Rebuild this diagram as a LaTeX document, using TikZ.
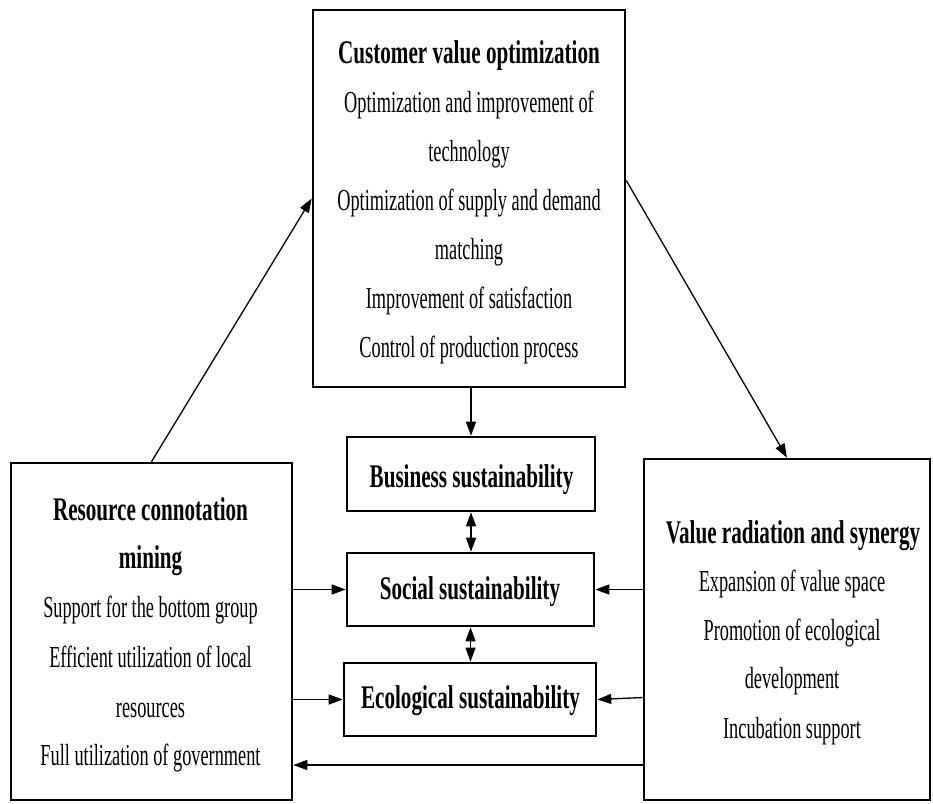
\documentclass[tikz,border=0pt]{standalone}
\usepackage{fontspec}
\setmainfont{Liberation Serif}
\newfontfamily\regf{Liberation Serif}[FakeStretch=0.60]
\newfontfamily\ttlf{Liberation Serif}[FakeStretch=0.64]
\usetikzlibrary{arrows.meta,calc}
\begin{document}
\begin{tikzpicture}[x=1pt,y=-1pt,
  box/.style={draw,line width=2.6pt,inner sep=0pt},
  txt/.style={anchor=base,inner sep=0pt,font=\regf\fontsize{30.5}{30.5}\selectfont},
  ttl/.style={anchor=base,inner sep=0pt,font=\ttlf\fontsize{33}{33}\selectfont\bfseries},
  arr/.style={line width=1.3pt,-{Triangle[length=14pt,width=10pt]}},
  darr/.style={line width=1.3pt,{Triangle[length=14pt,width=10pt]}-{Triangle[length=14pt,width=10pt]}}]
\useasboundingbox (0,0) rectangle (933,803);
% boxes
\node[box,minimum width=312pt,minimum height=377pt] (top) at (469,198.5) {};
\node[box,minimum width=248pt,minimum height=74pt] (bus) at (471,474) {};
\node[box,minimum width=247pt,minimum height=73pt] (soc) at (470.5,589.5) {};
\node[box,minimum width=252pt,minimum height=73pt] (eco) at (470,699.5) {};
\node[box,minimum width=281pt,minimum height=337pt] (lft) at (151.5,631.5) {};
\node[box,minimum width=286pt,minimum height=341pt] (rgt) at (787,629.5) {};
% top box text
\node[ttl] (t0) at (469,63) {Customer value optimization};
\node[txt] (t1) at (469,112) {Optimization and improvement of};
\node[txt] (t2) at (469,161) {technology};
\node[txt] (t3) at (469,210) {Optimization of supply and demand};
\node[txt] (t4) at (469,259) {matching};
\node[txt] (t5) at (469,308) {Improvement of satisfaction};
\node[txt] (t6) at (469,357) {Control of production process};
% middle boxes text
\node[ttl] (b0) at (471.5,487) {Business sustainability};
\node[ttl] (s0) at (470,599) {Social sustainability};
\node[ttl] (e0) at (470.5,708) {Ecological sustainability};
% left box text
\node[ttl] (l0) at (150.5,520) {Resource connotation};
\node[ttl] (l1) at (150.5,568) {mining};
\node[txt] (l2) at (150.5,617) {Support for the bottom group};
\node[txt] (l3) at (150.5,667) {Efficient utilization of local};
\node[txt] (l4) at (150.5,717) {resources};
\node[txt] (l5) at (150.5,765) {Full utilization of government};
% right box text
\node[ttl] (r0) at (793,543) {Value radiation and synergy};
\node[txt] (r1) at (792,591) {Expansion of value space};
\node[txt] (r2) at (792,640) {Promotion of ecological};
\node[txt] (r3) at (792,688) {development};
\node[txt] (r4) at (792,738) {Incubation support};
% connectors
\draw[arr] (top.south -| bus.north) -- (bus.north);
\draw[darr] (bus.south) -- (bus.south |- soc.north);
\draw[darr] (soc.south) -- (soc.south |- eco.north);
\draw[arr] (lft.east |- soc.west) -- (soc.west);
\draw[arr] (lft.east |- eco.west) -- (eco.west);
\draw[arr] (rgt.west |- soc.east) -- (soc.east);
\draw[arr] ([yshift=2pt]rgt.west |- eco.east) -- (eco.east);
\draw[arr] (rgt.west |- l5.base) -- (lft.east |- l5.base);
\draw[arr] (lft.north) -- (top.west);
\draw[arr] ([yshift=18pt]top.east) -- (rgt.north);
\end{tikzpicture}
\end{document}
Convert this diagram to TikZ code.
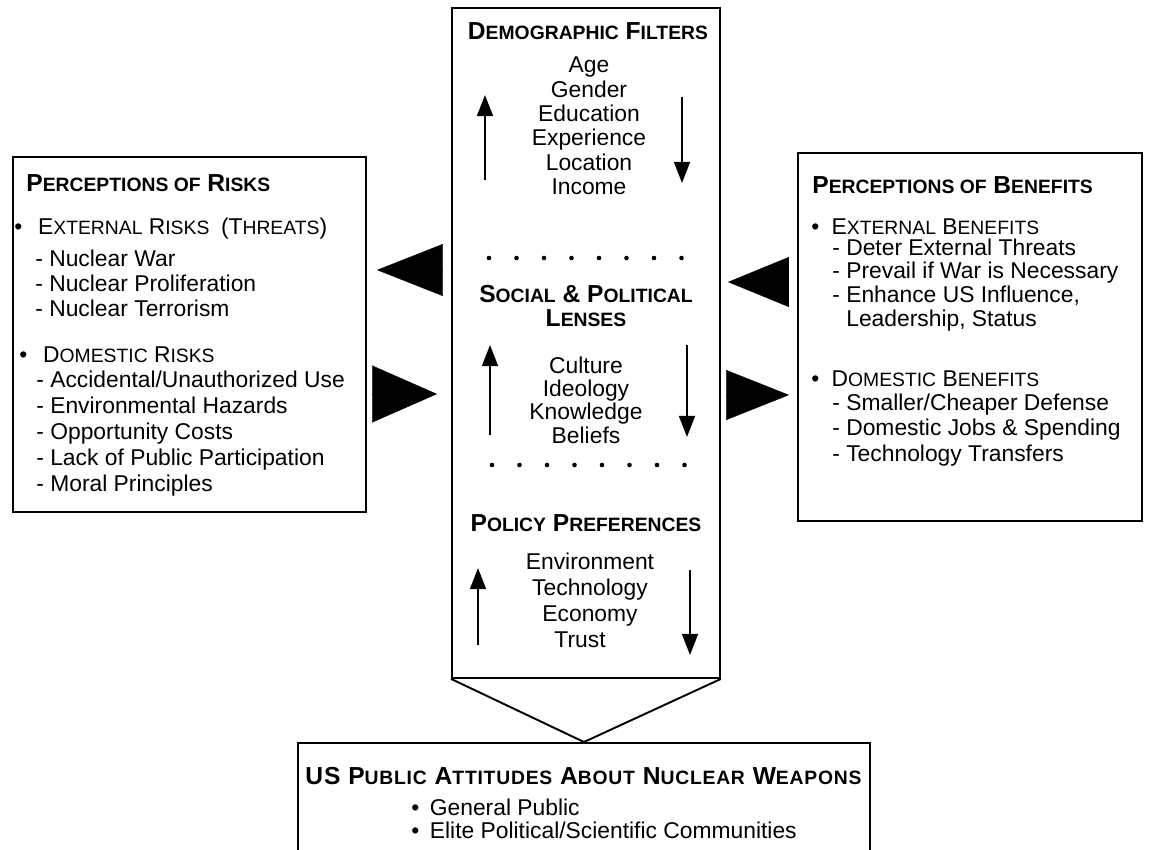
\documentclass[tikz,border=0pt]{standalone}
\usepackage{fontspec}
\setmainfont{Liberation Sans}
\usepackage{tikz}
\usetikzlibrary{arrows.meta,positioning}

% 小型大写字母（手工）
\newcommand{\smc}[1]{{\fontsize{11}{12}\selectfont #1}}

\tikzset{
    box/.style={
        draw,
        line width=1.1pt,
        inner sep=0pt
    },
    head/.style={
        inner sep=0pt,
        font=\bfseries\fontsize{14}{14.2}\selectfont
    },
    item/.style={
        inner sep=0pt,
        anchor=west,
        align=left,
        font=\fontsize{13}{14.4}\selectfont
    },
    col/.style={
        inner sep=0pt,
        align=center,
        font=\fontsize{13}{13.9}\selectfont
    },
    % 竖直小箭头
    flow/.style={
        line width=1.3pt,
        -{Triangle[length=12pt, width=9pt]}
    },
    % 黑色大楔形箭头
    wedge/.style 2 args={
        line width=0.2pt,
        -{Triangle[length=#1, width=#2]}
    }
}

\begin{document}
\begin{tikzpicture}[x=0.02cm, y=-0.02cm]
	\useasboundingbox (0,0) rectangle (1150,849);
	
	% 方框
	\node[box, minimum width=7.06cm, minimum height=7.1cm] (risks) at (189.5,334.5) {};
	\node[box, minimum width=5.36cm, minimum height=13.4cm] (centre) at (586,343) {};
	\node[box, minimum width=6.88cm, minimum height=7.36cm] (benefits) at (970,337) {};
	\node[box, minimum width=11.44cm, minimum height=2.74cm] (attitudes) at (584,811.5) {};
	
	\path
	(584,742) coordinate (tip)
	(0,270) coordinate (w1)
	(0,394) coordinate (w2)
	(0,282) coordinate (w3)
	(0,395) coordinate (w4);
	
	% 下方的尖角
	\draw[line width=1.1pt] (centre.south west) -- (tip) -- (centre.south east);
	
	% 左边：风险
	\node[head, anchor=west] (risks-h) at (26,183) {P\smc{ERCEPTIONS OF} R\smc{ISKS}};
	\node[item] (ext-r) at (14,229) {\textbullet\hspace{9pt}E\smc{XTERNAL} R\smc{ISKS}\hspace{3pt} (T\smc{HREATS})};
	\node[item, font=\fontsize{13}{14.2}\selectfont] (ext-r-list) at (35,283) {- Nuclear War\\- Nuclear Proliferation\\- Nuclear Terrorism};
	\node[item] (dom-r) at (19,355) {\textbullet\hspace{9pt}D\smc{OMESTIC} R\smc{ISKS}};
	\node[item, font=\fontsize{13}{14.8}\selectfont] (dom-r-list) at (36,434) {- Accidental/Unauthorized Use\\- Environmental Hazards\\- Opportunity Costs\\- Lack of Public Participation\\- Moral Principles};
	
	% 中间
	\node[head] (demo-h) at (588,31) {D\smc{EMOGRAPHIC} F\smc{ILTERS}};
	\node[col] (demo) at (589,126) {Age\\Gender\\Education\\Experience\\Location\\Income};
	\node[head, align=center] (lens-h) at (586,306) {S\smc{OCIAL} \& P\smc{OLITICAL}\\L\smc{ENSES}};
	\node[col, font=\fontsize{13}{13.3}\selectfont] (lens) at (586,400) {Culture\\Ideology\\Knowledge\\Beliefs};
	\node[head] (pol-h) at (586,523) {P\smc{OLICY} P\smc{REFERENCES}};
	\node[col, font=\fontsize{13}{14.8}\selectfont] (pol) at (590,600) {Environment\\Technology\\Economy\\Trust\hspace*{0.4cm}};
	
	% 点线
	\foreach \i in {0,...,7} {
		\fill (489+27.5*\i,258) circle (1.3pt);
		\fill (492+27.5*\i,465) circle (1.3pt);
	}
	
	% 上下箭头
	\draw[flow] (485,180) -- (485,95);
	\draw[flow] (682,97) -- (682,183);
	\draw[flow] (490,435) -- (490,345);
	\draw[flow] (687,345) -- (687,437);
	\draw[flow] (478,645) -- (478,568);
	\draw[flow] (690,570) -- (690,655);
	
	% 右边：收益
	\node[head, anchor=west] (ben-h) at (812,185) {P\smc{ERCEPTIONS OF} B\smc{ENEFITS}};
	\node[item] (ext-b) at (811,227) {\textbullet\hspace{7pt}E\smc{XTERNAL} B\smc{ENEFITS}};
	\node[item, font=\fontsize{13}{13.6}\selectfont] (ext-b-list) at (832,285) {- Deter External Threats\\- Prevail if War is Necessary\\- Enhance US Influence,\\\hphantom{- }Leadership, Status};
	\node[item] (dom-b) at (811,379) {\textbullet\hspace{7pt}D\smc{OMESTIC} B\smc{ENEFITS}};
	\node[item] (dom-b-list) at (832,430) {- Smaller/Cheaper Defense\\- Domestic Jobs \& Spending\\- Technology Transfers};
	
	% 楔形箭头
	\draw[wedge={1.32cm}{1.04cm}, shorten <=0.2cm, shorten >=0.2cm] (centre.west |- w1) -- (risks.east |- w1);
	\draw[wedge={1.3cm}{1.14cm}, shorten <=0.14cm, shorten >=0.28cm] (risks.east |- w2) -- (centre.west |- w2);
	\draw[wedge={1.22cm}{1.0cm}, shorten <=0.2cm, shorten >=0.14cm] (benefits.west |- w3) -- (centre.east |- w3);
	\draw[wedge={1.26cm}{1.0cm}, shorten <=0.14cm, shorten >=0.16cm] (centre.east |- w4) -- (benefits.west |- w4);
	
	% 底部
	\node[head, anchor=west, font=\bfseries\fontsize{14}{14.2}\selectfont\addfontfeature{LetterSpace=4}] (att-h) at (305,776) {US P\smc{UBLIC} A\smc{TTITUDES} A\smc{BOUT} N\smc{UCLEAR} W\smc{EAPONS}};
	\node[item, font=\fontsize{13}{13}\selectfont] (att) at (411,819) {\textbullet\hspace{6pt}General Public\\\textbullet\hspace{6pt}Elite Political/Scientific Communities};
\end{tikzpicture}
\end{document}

══════════

PROBLEM DESCRIPTION:
Nothing but the lines from the one containing "Convert this diagram to TikZ code." through the one containing "-- (centre.south east);" should be written out, exactly and with both ends. Pictures are left out.

RESPONSE TO THE EXERCISE:
Convert this diagram to TikZ code.
\documentclass[tikz,border=0pt]{standalone}
\usepackage{fontspec}
\setmainfont{Liberation Sans}
\usepackage{tikz}
\usetikzlibrary{arrows.meta,positioning}

% 小型大写字母（手工）
\newcommand{\smc}[1]{{\fontsize{11}{12}\selectfont #1}}

\tikzset{
    box/.style={
        draw,
        line width=1.1pt,
        inner sep=0pt
    },
    head/.style={
        inner sep=0pt,
        font=\bfseries\fontsize{14}{14.2}\selectfont
    },
    item/.style={
        inner sep=0pt,
        anchor=west,
        align=left,
        font=\fontsize{13}{14.4}\selectfont
    },
    col/.style={
        inner sep=0pt,
        align=center,
        font=\fontsize{13}{13.9}\selectfont
    },
    % 竖直小箭头
    flow/.style={
        line width=1.3pt,
        -{Triangle[length=12pt, width=9pt]}
    },
    % 黑色大楔形箭头
    wedge/.style 2 args={
        line width=0.2pt,
        -{Triangle[length=#1, width=#2]}
    }
}

\begin{document}
\begin{tikzpicture}[x=0.02cm, y=-0.02cm]
	\useasboundingbox (0,0) rectangle (1150,849);
	
	% 方框
	\node[box, minimum width=7.06cm, minimum height=7.1cm] (risks) at (189.5,334.5) {};
	\node[box, minimum width=5.36cm, minimum height=13.4cm] (centre) at (586,343) {};
	\node[box, minimum width=6.88cm, minimum height=7.36cm] (benefits) at (970,337) {};
	\node[box, minimum width=11.44cm, minimum height=2.74cm] (attitudes) at (584,811.5) {};
	
	\path
	(584,742) coordinate (tip)
	(0,270) coordinate (w1)
	(0,394) coordinate (w2)
	(0,282) coordinate (w3)
	(0,395) coordinate (w4);
	
	% 下方的尖角
	\draw[line width=1.1pt] (centre.south west) -- (tip) -- (centre.south east);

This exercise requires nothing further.